### Stated exercise
Write out, word for word, the stretch of lines beginning at the one with "Write a component" and ending at the one with "if (!canvas) return;", omitting the images.

━━ Data for the task

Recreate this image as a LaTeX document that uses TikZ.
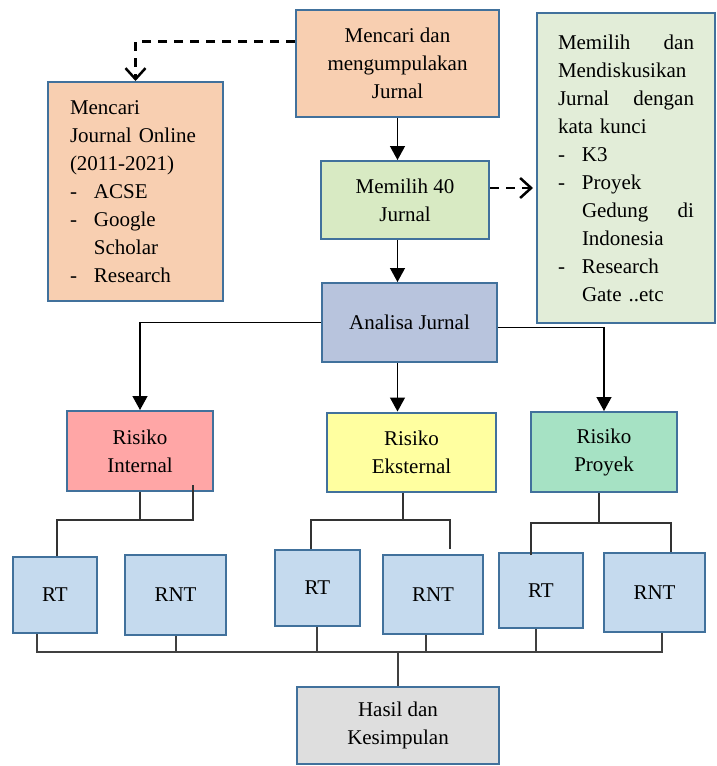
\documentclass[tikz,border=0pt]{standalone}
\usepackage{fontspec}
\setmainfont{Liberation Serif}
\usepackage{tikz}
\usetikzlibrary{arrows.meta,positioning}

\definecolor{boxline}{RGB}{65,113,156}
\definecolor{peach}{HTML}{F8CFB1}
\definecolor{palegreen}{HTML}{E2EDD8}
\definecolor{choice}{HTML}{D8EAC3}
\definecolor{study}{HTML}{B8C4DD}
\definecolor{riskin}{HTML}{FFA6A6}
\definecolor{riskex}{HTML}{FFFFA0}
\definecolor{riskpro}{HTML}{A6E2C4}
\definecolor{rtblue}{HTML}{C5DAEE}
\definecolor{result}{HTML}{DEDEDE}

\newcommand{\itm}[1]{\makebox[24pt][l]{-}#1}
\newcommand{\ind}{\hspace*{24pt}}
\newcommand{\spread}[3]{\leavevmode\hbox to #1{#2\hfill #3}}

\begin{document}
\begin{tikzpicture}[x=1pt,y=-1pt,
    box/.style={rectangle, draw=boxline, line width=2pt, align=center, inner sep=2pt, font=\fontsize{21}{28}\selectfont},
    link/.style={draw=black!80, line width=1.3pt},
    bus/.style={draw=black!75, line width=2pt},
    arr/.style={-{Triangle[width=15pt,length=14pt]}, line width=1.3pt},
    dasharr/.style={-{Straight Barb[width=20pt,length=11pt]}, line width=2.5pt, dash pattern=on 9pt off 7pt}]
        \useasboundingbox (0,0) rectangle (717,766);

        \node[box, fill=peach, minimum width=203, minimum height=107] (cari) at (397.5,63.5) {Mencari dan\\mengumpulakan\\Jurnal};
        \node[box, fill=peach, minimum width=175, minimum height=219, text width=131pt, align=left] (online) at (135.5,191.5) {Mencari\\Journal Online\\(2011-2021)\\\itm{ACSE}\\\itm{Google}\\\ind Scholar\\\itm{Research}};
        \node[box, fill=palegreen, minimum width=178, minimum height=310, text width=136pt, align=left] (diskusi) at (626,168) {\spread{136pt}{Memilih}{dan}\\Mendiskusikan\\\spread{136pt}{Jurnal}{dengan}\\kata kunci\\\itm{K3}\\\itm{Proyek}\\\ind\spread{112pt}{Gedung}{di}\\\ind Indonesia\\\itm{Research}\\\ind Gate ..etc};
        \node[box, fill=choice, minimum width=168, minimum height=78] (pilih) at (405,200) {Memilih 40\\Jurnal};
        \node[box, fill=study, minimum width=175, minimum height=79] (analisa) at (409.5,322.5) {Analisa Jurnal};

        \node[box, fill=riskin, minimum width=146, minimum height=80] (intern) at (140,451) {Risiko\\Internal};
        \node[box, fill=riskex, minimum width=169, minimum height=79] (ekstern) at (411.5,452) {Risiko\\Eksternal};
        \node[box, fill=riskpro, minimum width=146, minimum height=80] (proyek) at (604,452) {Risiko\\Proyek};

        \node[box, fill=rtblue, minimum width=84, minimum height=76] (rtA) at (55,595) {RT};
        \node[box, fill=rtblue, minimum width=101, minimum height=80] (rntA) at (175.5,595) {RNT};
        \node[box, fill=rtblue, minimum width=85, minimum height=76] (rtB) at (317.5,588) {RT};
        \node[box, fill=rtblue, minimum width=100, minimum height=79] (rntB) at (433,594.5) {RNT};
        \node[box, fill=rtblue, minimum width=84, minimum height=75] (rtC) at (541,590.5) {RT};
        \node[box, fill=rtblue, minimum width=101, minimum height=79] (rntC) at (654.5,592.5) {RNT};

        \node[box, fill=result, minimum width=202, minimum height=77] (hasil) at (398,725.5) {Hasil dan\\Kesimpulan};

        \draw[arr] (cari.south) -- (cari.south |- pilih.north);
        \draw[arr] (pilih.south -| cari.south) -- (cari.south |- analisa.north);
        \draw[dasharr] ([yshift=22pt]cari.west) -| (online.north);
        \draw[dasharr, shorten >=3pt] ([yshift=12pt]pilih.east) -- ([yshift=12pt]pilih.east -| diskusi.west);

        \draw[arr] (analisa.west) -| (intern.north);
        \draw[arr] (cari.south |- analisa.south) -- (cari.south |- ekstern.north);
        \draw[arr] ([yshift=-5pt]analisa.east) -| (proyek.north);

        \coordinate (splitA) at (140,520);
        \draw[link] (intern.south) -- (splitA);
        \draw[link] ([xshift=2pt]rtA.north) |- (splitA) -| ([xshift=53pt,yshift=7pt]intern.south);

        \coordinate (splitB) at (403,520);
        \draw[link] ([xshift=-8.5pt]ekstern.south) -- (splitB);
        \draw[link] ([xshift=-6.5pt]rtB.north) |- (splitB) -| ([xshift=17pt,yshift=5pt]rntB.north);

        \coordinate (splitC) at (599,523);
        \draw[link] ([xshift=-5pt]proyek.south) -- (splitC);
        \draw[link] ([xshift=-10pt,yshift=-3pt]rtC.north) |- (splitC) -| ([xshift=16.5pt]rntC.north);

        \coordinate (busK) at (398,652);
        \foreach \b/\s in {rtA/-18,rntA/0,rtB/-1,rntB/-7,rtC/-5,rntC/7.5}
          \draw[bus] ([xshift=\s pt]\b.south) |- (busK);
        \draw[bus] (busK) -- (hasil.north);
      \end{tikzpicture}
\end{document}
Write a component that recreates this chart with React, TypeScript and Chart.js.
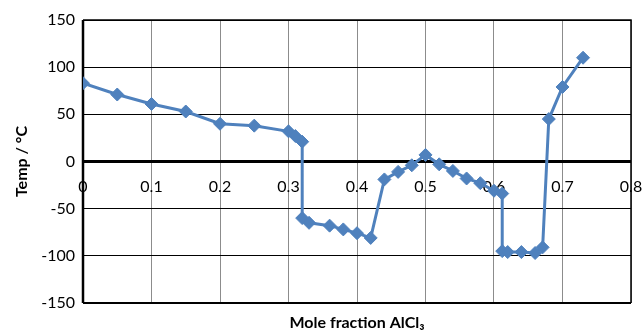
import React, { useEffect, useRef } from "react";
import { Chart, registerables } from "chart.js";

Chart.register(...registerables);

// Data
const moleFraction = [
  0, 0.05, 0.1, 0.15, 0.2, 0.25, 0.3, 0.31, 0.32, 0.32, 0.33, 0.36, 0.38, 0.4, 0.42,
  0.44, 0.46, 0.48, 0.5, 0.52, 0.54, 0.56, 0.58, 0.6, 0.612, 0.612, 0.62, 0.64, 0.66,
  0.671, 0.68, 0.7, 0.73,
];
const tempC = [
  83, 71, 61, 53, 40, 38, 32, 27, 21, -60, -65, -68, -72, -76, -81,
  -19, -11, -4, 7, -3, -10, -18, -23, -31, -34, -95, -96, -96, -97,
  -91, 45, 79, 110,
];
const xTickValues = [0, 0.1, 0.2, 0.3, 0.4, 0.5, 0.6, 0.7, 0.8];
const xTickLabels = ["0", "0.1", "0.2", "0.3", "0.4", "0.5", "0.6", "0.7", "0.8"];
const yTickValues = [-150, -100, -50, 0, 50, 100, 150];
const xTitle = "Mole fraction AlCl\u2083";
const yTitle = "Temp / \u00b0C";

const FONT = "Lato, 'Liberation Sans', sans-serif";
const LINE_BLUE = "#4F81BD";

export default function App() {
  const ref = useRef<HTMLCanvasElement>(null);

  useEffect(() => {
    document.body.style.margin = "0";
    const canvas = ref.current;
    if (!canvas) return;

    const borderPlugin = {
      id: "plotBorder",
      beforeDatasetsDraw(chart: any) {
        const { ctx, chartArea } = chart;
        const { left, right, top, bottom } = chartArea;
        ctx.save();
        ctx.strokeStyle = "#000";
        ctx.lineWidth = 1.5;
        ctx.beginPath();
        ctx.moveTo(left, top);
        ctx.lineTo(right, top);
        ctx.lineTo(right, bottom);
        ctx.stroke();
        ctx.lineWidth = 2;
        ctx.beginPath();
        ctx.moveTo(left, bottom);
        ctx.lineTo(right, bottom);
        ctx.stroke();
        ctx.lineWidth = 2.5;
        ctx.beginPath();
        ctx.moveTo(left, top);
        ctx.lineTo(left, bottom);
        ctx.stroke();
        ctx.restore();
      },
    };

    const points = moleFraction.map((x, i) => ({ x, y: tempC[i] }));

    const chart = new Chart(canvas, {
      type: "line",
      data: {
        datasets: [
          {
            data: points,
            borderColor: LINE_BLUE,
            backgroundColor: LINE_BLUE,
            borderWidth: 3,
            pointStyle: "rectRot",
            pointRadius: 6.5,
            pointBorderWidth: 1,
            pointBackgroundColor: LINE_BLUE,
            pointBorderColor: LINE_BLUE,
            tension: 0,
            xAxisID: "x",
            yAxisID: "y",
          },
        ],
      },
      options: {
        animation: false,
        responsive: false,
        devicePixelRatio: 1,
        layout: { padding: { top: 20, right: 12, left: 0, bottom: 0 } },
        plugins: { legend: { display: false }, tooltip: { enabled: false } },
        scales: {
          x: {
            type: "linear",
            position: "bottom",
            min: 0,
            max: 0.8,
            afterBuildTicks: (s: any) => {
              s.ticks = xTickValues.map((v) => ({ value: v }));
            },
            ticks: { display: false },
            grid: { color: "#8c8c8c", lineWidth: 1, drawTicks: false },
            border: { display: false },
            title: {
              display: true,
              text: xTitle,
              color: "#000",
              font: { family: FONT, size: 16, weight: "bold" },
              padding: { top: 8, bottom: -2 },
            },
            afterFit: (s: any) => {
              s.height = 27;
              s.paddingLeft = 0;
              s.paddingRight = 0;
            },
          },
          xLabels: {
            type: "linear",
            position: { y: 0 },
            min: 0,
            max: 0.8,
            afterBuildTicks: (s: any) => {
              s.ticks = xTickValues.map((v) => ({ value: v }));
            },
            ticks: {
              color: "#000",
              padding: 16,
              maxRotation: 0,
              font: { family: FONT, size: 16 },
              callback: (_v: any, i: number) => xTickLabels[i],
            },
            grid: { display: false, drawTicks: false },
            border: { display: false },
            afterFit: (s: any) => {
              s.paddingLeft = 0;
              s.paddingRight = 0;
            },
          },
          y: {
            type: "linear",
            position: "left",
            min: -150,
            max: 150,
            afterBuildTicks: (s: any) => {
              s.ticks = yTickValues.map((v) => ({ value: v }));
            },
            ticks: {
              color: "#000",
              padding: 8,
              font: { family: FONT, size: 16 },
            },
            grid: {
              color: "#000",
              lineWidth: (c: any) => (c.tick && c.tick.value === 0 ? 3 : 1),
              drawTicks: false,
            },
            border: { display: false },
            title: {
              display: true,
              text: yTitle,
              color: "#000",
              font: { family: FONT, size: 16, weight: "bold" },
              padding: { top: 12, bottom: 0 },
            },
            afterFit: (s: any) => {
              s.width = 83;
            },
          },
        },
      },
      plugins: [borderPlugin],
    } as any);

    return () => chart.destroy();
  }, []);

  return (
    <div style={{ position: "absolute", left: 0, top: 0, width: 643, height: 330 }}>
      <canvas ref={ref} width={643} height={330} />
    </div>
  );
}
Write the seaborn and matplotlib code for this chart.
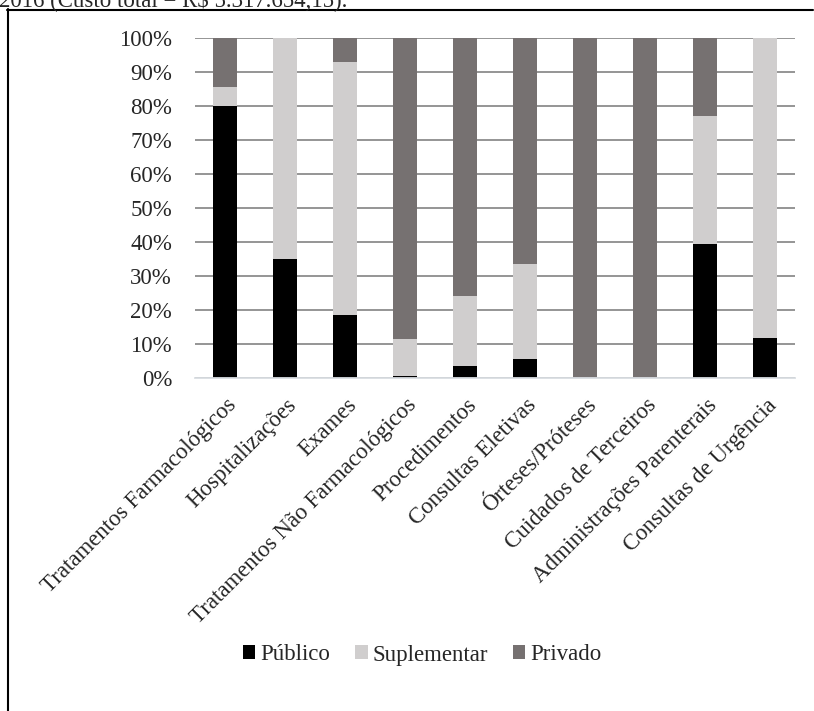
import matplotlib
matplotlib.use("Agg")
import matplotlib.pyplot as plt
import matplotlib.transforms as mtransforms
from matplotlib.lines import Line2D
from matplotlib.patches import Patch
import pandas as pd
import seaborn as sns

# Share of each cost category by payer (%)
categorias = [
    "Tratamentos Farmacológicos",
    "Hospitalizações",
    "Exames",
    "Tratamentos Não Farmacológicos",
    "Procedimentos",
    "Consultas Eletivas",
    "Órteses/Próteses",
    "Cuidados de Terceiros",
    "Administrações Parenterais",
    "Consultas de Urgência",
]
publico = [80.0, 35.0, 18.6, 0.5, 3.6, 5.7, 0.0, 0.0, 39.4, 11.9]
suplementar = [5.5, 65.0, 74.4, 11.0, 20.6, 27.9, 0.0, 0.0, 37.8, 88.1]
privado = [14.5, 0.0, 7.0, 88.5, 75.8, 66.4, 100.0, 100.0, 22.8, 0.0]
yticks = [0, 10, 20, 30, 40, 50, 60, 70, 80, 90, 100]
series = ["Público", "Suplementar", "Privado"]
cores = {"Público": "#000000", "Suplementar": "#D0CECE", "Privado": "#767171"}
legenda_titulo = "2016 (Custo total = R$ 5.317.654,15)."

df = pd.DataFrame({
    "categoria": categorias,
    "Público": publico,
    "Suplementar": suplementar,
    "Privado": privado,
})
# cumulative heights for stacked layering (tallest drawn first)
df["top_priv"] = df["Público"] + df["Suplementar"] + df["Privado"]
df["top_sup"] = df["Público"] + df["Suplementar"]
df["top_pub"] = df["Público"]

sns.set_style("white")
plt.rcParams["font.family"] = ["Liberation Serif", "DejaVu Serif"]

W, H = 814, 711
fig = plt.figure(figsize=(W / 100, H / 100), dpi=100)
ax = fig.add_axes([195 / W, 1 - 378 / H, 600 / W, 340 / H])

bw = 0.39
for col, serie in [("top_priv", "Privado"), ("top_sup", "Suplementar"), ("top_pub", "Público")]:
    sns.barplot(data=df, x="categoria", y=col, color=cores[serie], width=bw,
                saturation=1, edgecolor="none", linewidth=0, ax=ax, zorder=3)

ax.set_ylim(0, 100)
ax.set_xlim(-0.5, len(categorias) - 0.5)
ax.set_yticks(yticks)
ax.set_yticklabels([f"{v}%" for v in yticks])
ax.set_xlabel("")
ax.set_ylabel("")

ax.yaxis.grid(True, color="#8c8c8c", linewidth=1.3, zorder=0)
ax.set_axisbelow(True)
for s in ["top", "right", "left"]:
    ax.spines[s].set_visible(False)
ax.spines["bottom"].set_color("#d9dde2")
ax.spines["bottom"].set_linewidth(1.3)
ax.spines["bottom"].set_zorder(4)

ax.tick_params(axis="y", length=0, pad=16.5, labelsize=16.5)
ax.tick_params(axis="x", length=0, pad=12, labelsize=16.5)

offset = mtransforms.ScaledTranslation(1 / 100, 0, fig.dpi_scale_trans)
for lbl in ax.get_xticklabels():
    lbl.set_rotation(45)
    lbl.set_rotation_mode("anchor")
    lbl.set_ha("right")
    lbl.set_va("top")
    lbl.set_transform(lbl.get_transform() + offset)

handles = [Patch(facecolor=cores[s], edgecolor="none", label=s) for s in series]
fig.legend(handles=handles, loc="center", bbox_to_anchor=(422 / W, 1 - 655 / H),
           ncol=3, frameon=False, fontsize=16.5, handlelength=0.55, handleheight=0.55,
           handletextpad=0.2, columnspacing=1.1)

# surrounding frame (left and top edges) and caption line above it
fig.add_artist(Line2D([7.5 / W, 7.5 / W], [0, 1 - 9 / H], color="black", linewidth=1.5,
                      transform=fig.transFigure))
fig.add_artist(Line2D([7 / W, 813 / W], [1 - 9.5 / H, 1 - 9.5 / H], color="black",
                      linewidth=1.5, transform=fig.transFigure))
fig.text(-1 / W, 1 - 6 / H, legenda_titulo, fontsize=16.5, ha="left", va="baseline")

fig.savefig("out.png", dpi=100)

━━━━

### Completed exercise
Write a component that recreates this chart with React, TypeScript and Chart.js.
import React, { useEffect, useRef } from "react";
import { Chart, registerables } from "chart.js";

Chart.register(...registerables);

// Data
const moleFraction = [
  0, 0.05, 0.1, 0.15, 0.2, 0.25, 0.3, 0.31, 0.32, 0.32, 0.33, 0.36, 0.38, 0.4, 0.42,
  0.44, 0.46, 0.48, 0.5, 0.52, 0.54, 0.56, 0.58, 0.6, 0.612, 0.612, 0.62, 0.64, 0.66,
  0.671, 0.68, 0.7, 0.73,
];
const tempC = [
  83, 71, 61, 53, 40, 38, 32, 27, 21, -60, -65, -68, -72, -76, -81,
  -19, -11, -4, 7, -3, -10, -18, -23, -31, -34, -95, -96, -96, -97,
  -91, 45, 79, 110,
];
const xTickValues = [0, 0.1, 0.2, 0.3, 0.4, 0.5, 0.6, 0.7, 0.8];
const xTickLabels = ["0", "0.1", "0.2", "0.3", "0.4", "0.5", "0.6", "0.7", "0.8"];
const yTickValues = [-150, -100, -50, 0, 50, 100, 150];
const xTitle = "Mole fraction AlCl\u2083";
const yTitle = "Temp / \u00b0C";

const FONT = "Lato, 'Liberation Sans', sans-serif";
const LINE_BLUE = "#4F81BD";

export default function App() {
  const ref = useRef<HTMLCanvasElement>(null);

  useEffect(() => {
    document.body.style.margin = "0";
    const canvas = ref.current;
    if (!canvas) return;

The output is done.